Penn National Gaming says "no dice" to the new contract approved by the non-profit that holds the Argosy Casino's gaming license.
Staring down a Thursday deadline to come up with a gaming contract extension that state regulators approve of, Missouri River Historical Development "doubled down" Monday night, and approved a new, two-and-a-half year deal. Mark Monson, MRHD President, says "The extension provides protections for the employees first and foremost, and for the IRGC, the city of Sioux City and for MRHD."
It gives power over annual contract renewals to the Iowa Racing and Gaming Commission. But, it also removes any mention of exclusivity, which means MRHD could work with any other gaming operator on the Argosy, and a land-based casino.
The ink was barely dry on when officials with Penn National Gaming rejected it. Spokesman Eric Schippers said Penn is "disappointed" by MRHD's continued "aggressive efforts" to replace Penn as operator. Schippers also accused MRHD of trying to modify a contract the two parties agreed to back in July. Not so, says Monson. Mark Monson, MRHD President, says "Clearly, Mr. Schippers, who represents Penn, was confused about MRHD's action."

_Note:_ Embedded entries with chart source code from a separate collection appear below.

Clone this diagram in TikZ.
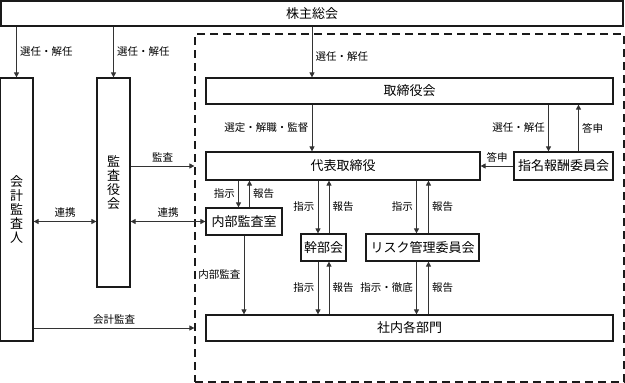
\documentclass[tikz,border=0pt]{standalone}
\usepackage{fontspec}
\setmainfont{Noto Sans CJK JP}
\usetikzlibrary{arrows.meta, positioning}
\definecolor{boxcolor}{HTML}{1A1A1A}
\definecolor{arrcolor}{HTML}{333333}

\begin{document}
\begin{tikzpicture}[
    x=1pt, y=-1pt,
    every node/.style={font=\fontsize{10.5}{12}\selectfont, align=center},
    box/.style={draw=boxcolor, line width=1.2pt, inner sep=0pt,
                font=\fontsize{13}{14}\selectfont},
    groupframe/.style={draw=boxcolor, line width=1.2pt,
                       dash pattern=on 8pt off 5pt,
                       minimum width=429pt, minimum height=348pt},
    arr/.style={-{Triangle[length=5pt, width=5pt]}, draw=arrcolor,
                line width=0.8pt},
    darr/.style={{Triangle[length=5pt, width=5pt]}-{Triangle[length=5pt, width=5pt]},
                 draw=arrcolor, line width=0.8pt}
]
    \useasboundingbox (0,0) rectangle (625,383);

    % Top: shareholders
    \node[box, minimum width=622pt, minimum height=25pt] (soukai) at (312, 13.5) {株主総会};

    % Left column
    \node[box, minimum width=33pt, minimum height=263pt] (kansanin) at (16.5, 209.5)
        {会\\計\\監\\査\\人};
    \node[box, minimum width=33pt, minimum height=209pt] (kansayaku) at (113.5, 182.5)
        {監\\査\\役\\会};

    % Company (dashed frame)
    \node[groupframe] (grp) at (409.5, 208) {};

    \node[box, minimum width=407pt, minimum height=26pt] (torishimari) at (409.5, 91) {取締役会};
    \node[box, minimum width=274pt, minimum height=28pt] (daihyo) at (343, 166) {代表取締役};
    \node[box, minimum width=99pt, minimum height=28pt] (shimei) at (563.5, 166) {指名報酬委員会};
    \node[box, minimum width=76pt, minimum height=27pt] (naibu) at (244, 221.5) {内部監査室};
    \node[box, minimum width=45pt, minimum height=27pt] (kanbu) at (323.5, 247.5) {幹部会};
    \node[box, minimum width=113pt, minimum height=27pt] (risk) at (422.5, 247.5) {リスク管理委員会};
    \node[box, minimum width=407pt, minimum height=26pt] (shanai) at (409.5, 328) {社内各部門};

    \coordinate (col) at (312, 0);

    % Arrows — from 株主総会
    \draw[arr] (soukai.south -| kansanin) -- node[right] {選任・解任} (kansanin.north);
    \draw[arr] (soukai.south -| kansayaku) -- node[right] {選任・解任} (kansayaku.north);
    \draw[arr] (soukai.south -| col) -- node[right, pos=0.58] {選任・解任} (torishimari.north -| col);

    % Arrows — 取締役会 and 指名報酬委員会
    \draw[arr] (torishimari.south -| col) -- node[left] {選定・解職・監督} (daihyo.north -| col);
    \draw[arr] ([xshift=-15pt]shimei.north |- torishimari.south) -- node[left] {選任・解任}
        ([xshift=-15pt]shimei.north);
    \draw[arr] ([xshift=15pt]shimei.north) -- node[right] {答申}
        ([xshift=15pt]shimei.north |- torishimari.south);
    \draw[arr] (shimei.west) -- node[above] {答申} (daihyo.east);

    % Arrows — 監査役会 / 会計監査人
    \draw[arr] (kansayaku.east |- daihyo) -- node[above] {監査} (grp.west |- daihyo);
    \draw[darr] (kansanin.east |- naibu) -- node[above] {連携} (kansayaku.west |- naibu);
    \draw[darr] (kansayaku.east |- naibu) -- node[above] {連携} (naibu.west);
    \draw[arr] (kansanin.east |- shanai) -- node[above] {会計監査} (grp.west |- shanai);

    % Arrows — 代表取締役 down
    \draw[arr] ([xshift=-5.5pt]naibu.north |- daihyo.south) -- node[left] {指示}
        ([xshift=-5.5pt]naibu.north);
    \draw[arr] ([xshift=5.5pt]naibu.north) -- node[right] {報告}
        ([xshift=5.5pt]naibu.north |- daihyo.south);
    \draw[arr] ([xshift=-5.5pt]kanbu.north |- daihyo.south) -- node[left] {指示}
        ([xshift=-5.5pt]kanbu.north);
    \draw[arr] ([xshift=5.5pt]kanbu.north) -- node[right] {報告}
        ([xshift=5.5pt]kanbu.north |- daihyo.south);
    \draw[arr] ([xshift=-6pt]risk.north |- daihyo.south) -- node[left] {指示}
        ([xshift=-6pt]risk.north);
    \draw[arr] ([xshift=6pt]risk.north) -- node[right] {報告}
        ([xshift=6pt]risk.north |- daihyo.south);

    % Arrows — to 社内各部門
    \draw[arr] (naibu.south) -- node[left] {内部監査} (naibu.south |- shanai.north);
    \draw[arr] ([xshift=-5.5pt]kanbu.south) -- node[left] {指示}
        ([xshift=-5.5pt]kanbu.south |- shanai.north);
    \draw[arr] ([xshift=5.5pt]kanbu.south |- shanai.north) -- node[right] {報告}
        ([xshift=5.5pt]kanbu.south);
    \draw[arr] ([xshift=-6pt]risk.south) -- node[left] {指示・徹底}
        ([xshift=-6pt]risk.south |- shanai.north);
    \draw[arr] ([xshift=6pt]risk.south |- shanai.north) -- node[right] {報告}
        ([xshift=6pt]risk.south);
\end{tikzpicture}
\end{document}
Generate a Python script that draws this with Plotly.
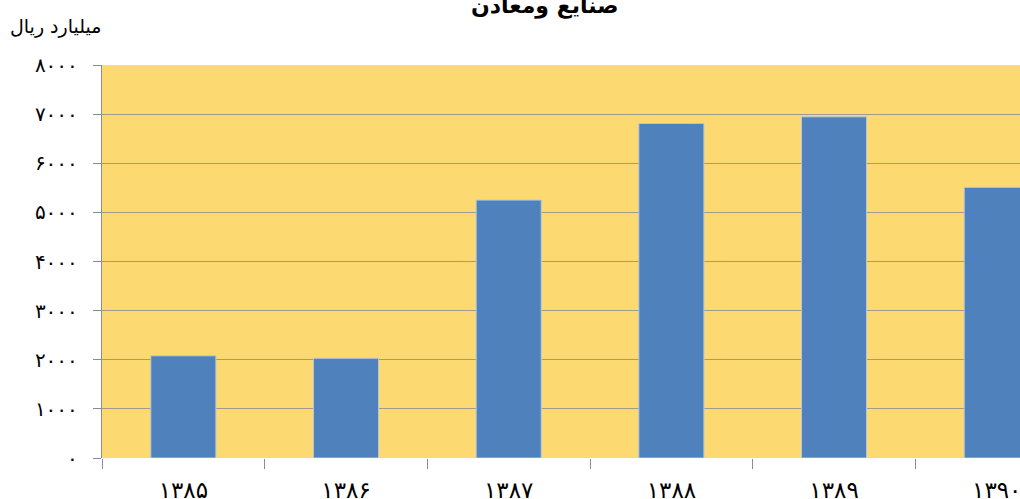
import plotly.graph_objects as go

years = ["۱۳۸۵", "۱۳۸۶", "۱۳۸۷", "۱۳۸۸", "۱۳۸۹", "۱۳۹۰"]
values = [2080, 2030, 5250, 6810, 6945, 5510]
y_tickvals = [0, 1000, 2000, 3000, 4000, 5000, 6000, 7000, 8000]
y_ticktext = ["۰", "۱۰۰۰", "۲۰۰۰", "۳۰۰۰", "۴۰۰۰", "۵۰۰۰", "۶۰۰۰", "۷۰۰۰", "۸۰۰۰"]
title_text = "صنایع ومعادن"
y_title = "میلیارد ریال"

FONT = "DejaVu Sans"

fig = go.Figure()
fig.add_trace(go.Bar(
    x=list(range(len(years))),
    y=values,
    width=0.4,
    marker=dict(color="#4F81BD", line=dict(color="#B8C8DC", width=1)),
    hoverinfo="skip",
))

W, H = 1020, 499
ml, mr, mt, mb = 102, 0, 65, 41

fig.update_layout(
    width=W, height=H,
    margin=dict(l=ml, r=mr, t=mt, b=mb, pad=0, autoexpand=False),
    paper_bgcolor="white",
    plot_bgcolor="#FDD972",
    showlegend=False,
    font=dict(family=FONT, color="#000000"),
)

fig.update_xaxes(
    type="linear",
    range=[-0.5, 5.143],
    tickvals=list(range(len(years))),
    ticktext=years,
    ticks="",
    showgrid=False,
    zeroline=False,
    showline=False,
    automargin=False,
    tickfont=dict(size=23, family=FONT),
    ticklabelstandoff=16,
    ticklabeloverflow="allow",
    minor=dict(tickvals=[i - 0.5 for i in range(len(years) + 1)], ticks="outside",
               ticklen=10, tickcolor="#8C8C8C", tickwidth=1.3, showgrid=False),
)

fig.update_yaxes(
    range=[0, 8000],
    tickvals=y_tickvals,
    ticktext=y_ticktext,
    ticks="outside",
    ticklen=8,
    tickcolor="#8C8C8C",
    tickwidth=1.3,
    showgrid=True,
    gridcolor="#A09A8C",
    gridwidth=1.3,
    zeroline=False,
    showline=True,
    linecolor="#8C8C8C",
    linewidth=1.3,
    automargin=False,
    tickfont=dict(size=20, family=FONT),
    ticklabelstandoff=11,
)

plot_w = W - ml - mr
plot_h = H - mt - mb
fig.add_annotation(
    text="<b>" + title_text + "</b>",
    xref="paper", yref="paper",
    x=(545 - ml) / plot_w, y=1 + 44 / plot_h,
    xanchor="center", yanchor="bottom",
    showarrow=False,
    font=dict(size=22, family=FONT, color="#000000"),
)
fig.add_annotation(
    text=y_title,
    xref="paper", yref="paper",
    x=(55 - ml) / plot_w, y=1 + 38 / plot_h,
    xanchor="center", yanchor="middle",
    showarrow=False,
    font=dict(size=19, family=FONT, color="#000000"),
)

fig.write_html("out.html", config={"displayModeBar": False},
               post_script="document.body.style.margin='0';document.body.style.padding='0';")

Monson says it's not a modification of the deal done in July. Rather, it's a new deal that, Monson says, provides protections for the Argosy's 325 employees, the city of Sioux City, and for MRHD.
Mark Monson, MRHD President, says "Mr. Schippers comments, in the wake of Penn's public rejection of an extension at the last IRGC meeting, prove Penn's continued lack of concern for their employees over their profits."
Schippers says those 325 workers are top of Penn's mind. And, it's MRHD's actions that are jeopardizing those jobs.
All of this comes just two days before the Iowa Racing and Gaming Commission's next meeting, in Riverside, Iowa, on Thursday. At its July meeting, the IRGC made it clear that the only extension it would approve was a short-term, seven-month extension through March of 2013. Monson said MRHD would agree to the short-term deal if it came to that. But, Penn flatly said "no", last month.
At least one member of the IRGC has said if the two sides don't agree to the short-term deal, the commission could close the Argosy Casino. "At that point it could entail a closing of the facility. And it is solely in their hands," said Jeff Lamberti, IRGC Chairman.
IRGC administrator Brian Ohorilko says if the commission wants to close the Argosy, there are several steps it would take, first. The commission would get advice from counsel... in this case that's an assistant Iowa Attorney General. A hearing would likely follow that meeting. And, ultimately, the "WARN Act" would apply. It mandates 60-days advance notice of the closing of a business, which employs at least 100 people.
The IRGC is already taking applications for Woodbury County's new gaming license. The deadline to apply is November 1st. They'll make a decision in April.